**EXERCISE INSTRUCTIONS:**
Each line of the listing must be transcribed exactly, except for the images, which should be excluded.

..........

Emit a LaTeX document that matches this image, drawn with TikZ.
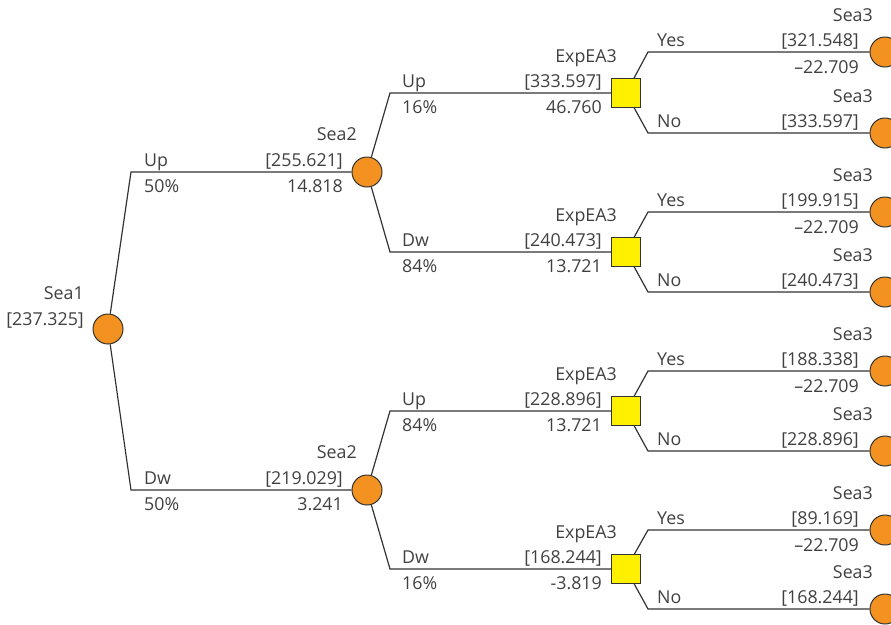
\documentclass[tikz,border=0pt]{standalone}
\usepackage{fontspec}
\setmainfont{Open Sans}
\definecolor{lc}{HTML}{333333}
\definecolor{tc}{HTML}{404040}
\definecolor{orng}{HTML}{F39221}
\definecolor{yel}{HTML}{FFF000}
\begin{document}
\begin{tikzpicture}[x=1pt,y=-1pt,
  every node/.style={font=\fontsize{17.8}{20}\selectfont, text=tc, inner sep=0pt},
  chance/.style={circle, draw=lc, line width=1pt, fill=orng, minimum size=30pt},
  decision/.style={rectangle, draw=lc, line width=1pt, fill=yel, minimum size=29pt},
  lab/.style={anchor=base east},
  blab/.style={anchor=base west},
  edge/.style={draw=lc, line width=1.2pt}]
\useasboundingbox (0,0) rectangle (891,624);
\clip (0,0) rectangle (891,624);
% coordinates
\coordinate (c1) at (131,172);
\coordinate (c2) at (131,490);
\coordinate (c3) at (390,93);
\coordinate (c4) at (390,252);
\coordinate (c5) at (390,411);
\coordinate (c6) at (390,569);
\coordinate (y1) at (648,52);
\coordinate (n1) at (648,133);
\coordinate (y2) at (648,212);
\coordinate (n2) at (648,292);
\coordinate (y3) at (648,371);
\coordinate (n3) at (648,451);
\coordinate (y4) at (648,530);
\coordinate (n4) at (648,609);
% nodes
\node[chance] (s1) at (108,329) {};
\node[chance] (s2a) at (367,172) {};
\node[chance] (s2b) at (367,490) {};
\node[decision] (qa) at (626,93) {};
\node[decision] (qb) at (626,252) {};
\node[decision] (qc) at (626,411) {};
\node[decision] (qd) at (626,569) {};
\node[chance] (t1) at (885,52) {};
\node[chance] (t2) at (885,133) {};
\node[chance] (t3) at (885,212) {};
\node[chance] (t4) at (885,292) {};
\node[chance] (t5) at (885,371) {};
\node[chance] (t6) at (885,451) {};
\node[chance] (t7) at (885,530) {};
\node[chance] (t8) at (885,609) {};
% edges
\draw[edge] (s1) -- (c1) -- (s2a);
\draw[edge] (s1) -- (c2) -- (s2b);
\draw[edge] (s2a) -- (c3) -- (qa);
\draw[edge] (s2a) -- (c4) -- (qb);
\draw[edge] (s2b) -- (c5) -- (qc);
\draw[edge] (s2b) -- (c6) -- (qd);
\draw[edge] (qa) -- (y1) -- (t1);
\draw[edge] (qa) -- (n1) -- (t2);
\draw[edge] (qb) -- (y2) -- (t3);
\draw[edge] (qb) -- (n2) -- (t4);
\draw[edge] (qc) -- (y3) -- (t5);
\draw[edge] (qc) -- (n3) -- (t6);
\draw[edge] (qd) -- (y4) -- (t7);
\draw[edge] (qd) -- (n4) -- (t8);
% labels: Sea1
\node[lab] (l1) at (84,299) {Sea1};
\node[lab] (l2) at (84,325) {[237.325]};
\node[blab] (l3) at (144,166) {Up};
\node[blab] (l4) at (144,192) {50\%};
\node[blab] (l5) at (144,484) {Dw};
\node[blab] (l6) at (144,510) {50\%};
% Sea2
\node[lab] (l7) at (357,140) {Sea2};
\node[lab] (l8) at (343,166) {[255.621]};
\node[lab] (l9) at (343,192) {14.818};
\node[lab] (l10) at (357,458) {Sea2};
\node[lab] (l11) at (343,484) {[219.029]};
\node[lab] (l12) at (343,510) {3.241};
% Sea2 branches
\node[blab] (l13) at (402,87) {Up};
\node[blab] (l14) at (402,113) {16\%};
\node[blab] (l15) at (402,246) {Dw};
\node[blab] (l16) at (402,272) {84\%};
\node[blab] (l17) at (402,405) {Up};
\node[blab] (l18) at (402,431) {84\%};
\node[blab] (l19) at (402,563) {Dw};
\node[blab] (l20) at (402,589) {16\%};
% ExpEA3
\node[lab] (l21) at (617,62) {ExpEA3};
\node[lab] (l22) at (602,87) {[333.597]};
\node[lab] (l23) at (602,113) {46.760};
\node[lab] (l24) at (617,221) {ExpEA3};
\node[lab] (l25) at (602,246) {[240.473]};
\node[lab] (l26) at (602,272) {13.721};
\node[lab] (l27) at (617,380) {ExpEA3};
\node[lab] (l28) at (602,405) {[228.896]};
\node[lab] (l29) at (602,431) {13.721};
\node[lab] (l30) at (617,538) {ExpEA3};
\node[lab] (l31) at (602,563) {[168.244]};
\node[lab] (l32) at (602,589) {-3.819};
% Yes/No
\node[blab] (l33) at (657,46) {Yes};
\node[blab] (l34) at (657,127) {No};
\node[blab] (l35) at (657,206) {Yes};
\node[blab] (l36) at (657,286) {No};
\node[blab] (l37) at (657,365) {Yes};
\node[blab] (l38) at (657,445) {No};
\node[blab] (l39) at (657,524) {Yes};
\node[blab] (l40) at (657,603) {No};
% Sea3
\node[lab] (l41) at (873,21) {Sea3};
\node[lab] (l42) at (859,46) {[321.548]};
\node[lab] (l43) at (859,73) {–22.709};
\node[lab] (l44) at (873,102) {Sea3};
\node[lab] (l45) at (859,127) {[333.597]};
\node[lab] (l46) at (873,181) {Sea3};
\node[lab] (l47) at (859,206) {[199.915]};
\node[lab] (l48) at (859,233) {–22.709};
\node[lab] (l49) at (873,261) {Sea3};
\node[lab] (l50) at (859,286) {[240.473]};
\node[lab] (l51) at (873,340) {Sea3};
\node[lab] (l52) at (859,365) {[188.338]};
\node[lab] (l53) at (859,392) {–22.709};
\node[lab] (l54) at (873,420) {Sea3};
\node[lab] (l55) at (859,445) {[228.896]};
\node[lab] (l56) at (873,499) {Sea3};
\node[lab] (l57) at (859,524) {[89.169]};
\node[lab] (l58) at (859,551) {–22.709};
\node[lab] (l59) at (873,578) {Sea3};
\node[lab] (l60) at (859,603) {[168.244]};
\end{tikzpicture}
\end{document}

..........

**FULL ANSWER:**
Emit a LaTeX document that matches this image, drawn with TikZ.
\documentclass[tikz,border=0pt]{standalone}
\usepackage{fontspec}
\setmainfont{Open Sans}
\definecolor{lc}{HTML}{333333}
\definecolor{tc}{HTML}{404040}
\definecolor{orng}{HTML}{F39221}
\definecolor{yel}{HTML}{FFF000}
\begin{document}
\begin{tikzpicture}[x=1pt,y=-1pt,
  every node/.style={font=\fontsize{17.8}{20}\selectfont, text=tc, inner sep=0pt},
  chance/.style={circle, draw=lc, line width=1pt, fill=orng, minimum size=30pt},
  decision/.style={rectangle, draw=lc, line width=1pt, fill=yel, minimum size=29pt},
  lab/.style={anchor=base east},
  blab/.style={anchor=base west},
  edge/.style={draw=lc, line width=1.2pt}]
\useasboundingbox (0,0) rectangle (891,624);
\clip (0,0) rectangle (891,624);
% coordinates
\coordinate (c1) at (131,172);
\coordinate (c2) at (131,490);
\coordinate (c3) at (390,93);
\coordinate (c4) at (390,252);
\coordinate (c5) at (390,411);
\coordinate (c6) at (390,569);
\coordinate (y1) at (648,52);
\coordinate (n1) at (648,133);
\coordinate (y2) at (648,212);
\coordinate (n2) at (648,292);
\coordinate (y3) at (648,371);
\coordinate (n3) at (648,451);
\coordinate (y4) at (648,530);
\coordinate (n4) at (648,609);
% nodes
\node[chance] (s1) at (108,329) {};
\node[chance] (s2a) at (367,172) {};
\node[chance] (s2b) at (367,490) {};
\node[decision] (qa) at (626,93) {};
\node[decision] (qb) at (626,252) {};
\node[decision] (qc) at (626,411) {};
\node[decision] (qd) at (626,569) {};
\node[chance] (t1) at (885,52) {};
\node[chance] (t2) at (885,133) {};
\node[chance] (t3) at (885,212) {};
\node[chance] (t4) at (885,292) {};
\node[chance] (t5) at (885,371) {};
\node[chance] (t6) at (885,451) {};
\node[chance] (t7) at (885,530) {};
\node[chance] (t8) at (885,609) {};
% edges
\draw[edge] (s1) -- (c1) -- (s2a);
\draw[edge] (s1) -- (c2) -- (s2b);
\draw[edge] (s2a) -- (c3) -- (qa);
\draw[edge] (s2a) -- (c4) -- (qb);
\draw[edge] (s2b) -- (c5) -- (qc);
\draw[edge] (s2b) -- (c6) -- (qd);
\draw[edge] (qa) -- (y1) -- (t1);
\draw[edge] (qa) -- (n1) -- (t2);
\draw[edge] (qb) -- (y2) -- (t3);
\draw[edge] (qb) -- (n2) -- (t4);
\draw[edge] (qc) -- (y3) -- (t5);
\draw[edge] (qc) -- (n3) -- (t6);
\draw[edge] (qd) -- (y4) -- (t7);
\draw[edge] (qd) -- (n4) -- (t8);
% labels: Sea1
\node[lab] (l1) at (84,299) {Sea1};
\node[lab] (l2) at (84,325) {[237.325]};
\node[blab] (l3) at (144,166) {Up};
\node[blab] (l4) at (144,192) {50\%};
\node[blab] (l5) at (144,484) {Dw};
\node[blab] (l6) at (144,510) {50\%};
% Sea2
\node[lab] (l7) at (357,140) {Sea2};
\node[lab] (l8) at (343,166) {[255.621]};
\node[lab] (l9) at (343,192) {14.818};
\node[lab] (l10) at (357,458) {Sea2};
\node[lab] (l11) at (343,484) {[219.029]};
\node[lab] (l12) at (343,510) {3.241};
% Sea2 branches
\node[blab] (l13) at (402,87) {Up};
\node[blab] (l14) at (402,113) {16\%};
\node[blab] (l15) at (402,246) {Dw};
\node[blab] (l16) at (402,272) {84\%};
\node[blab] (l17) at (402,405) {Up};
\node[blab] (l18) at (402,431) {84\%};
\node[blab] (l19) at (402,563) {Dw};
\node[blab] (l20) at (402,589) {16\%};
% ExpEA3
\node[lab] (l21) at (617,62) {ExpEA3};
\node[lab] (l22) at (602,87) {[333.597]};
\node[lab] (l23) at (602,113) {46.760};
\node[lab] (l24) at (617,221) {ExpEA3};
\node[lab] (l25) at (602,246) {[240.473]};
\node[lab] (l26) at (602,272) {13.721};
\node[lab] (l27) at (617,380) {ExpEA3};
\node[lab] (l28) at (602,405) {[228.896]};
\node[lab] (l29) at (602,431) {13.721};
\node[lab] (l30) at (617,538) {ExpEA3};
\node[lab] (l31) at (602,563) {[168.244]};
\node[lab] (l32) at (602,589) {-3.819};
% Yes/No
\node[blab] (l33) at (657,46) {Yes};
\node[blab] (l34) at (657,127) {No};
\node[blab] (l35) at (657,206) {Yes};
\node[blab] (l36) at (657,286) {No};
\node[blab] (l37) at (657,365) {Yes};
\node[blab] (l38) at (657,445) {No};
\node[blab] (l39) at (657,524) {Yes};
\node[blab] (l40) at (657,603) {No};
% Sea3
\node[lab] (l41) at (873,21) {Sea3};
\node[lab] (l42) at (859,46) {[321.548]};
\node[lab] (l43) at (859,73) {–22.709};
\node[lab] (l44) at (873,102) {Sea3};
\node[lab] (l45) at (859,127) {[333.597]};
\node[lab] (l46) at (873,181) {Sea3};
\node[lab] (l47) at (859,206) {[199.915]};
\node[lab] (l48) at (859,233) {–22.709};
\node[lab] (l49) at (873,261) {Sea3};
\node[lab] (l50) at (859,286) {[240.473]};
\node[lab] (l51) at (873,340) {Sea3};
\node[lab] (l52) at (859,365) {[188.338]};
\node[lab] (l53) at (859,392) {–22.709};
\node[lab] (l54) at (873,420) {Sea3};
\node[lab] (l55) at (859,445) {[228.896]};
\node[lab] (l56) at (873,499) {Sea3};
\node[lab] (l57) at (859,524) {[89.169]};
\node[lab] (l58) at (859,551) {–22.709};
\node[lab] (l59) at (873,578) {Sea3};
\node[lab] (l60) at (859,603) {[168.244]};
\end{tikzpicture}
\end{document}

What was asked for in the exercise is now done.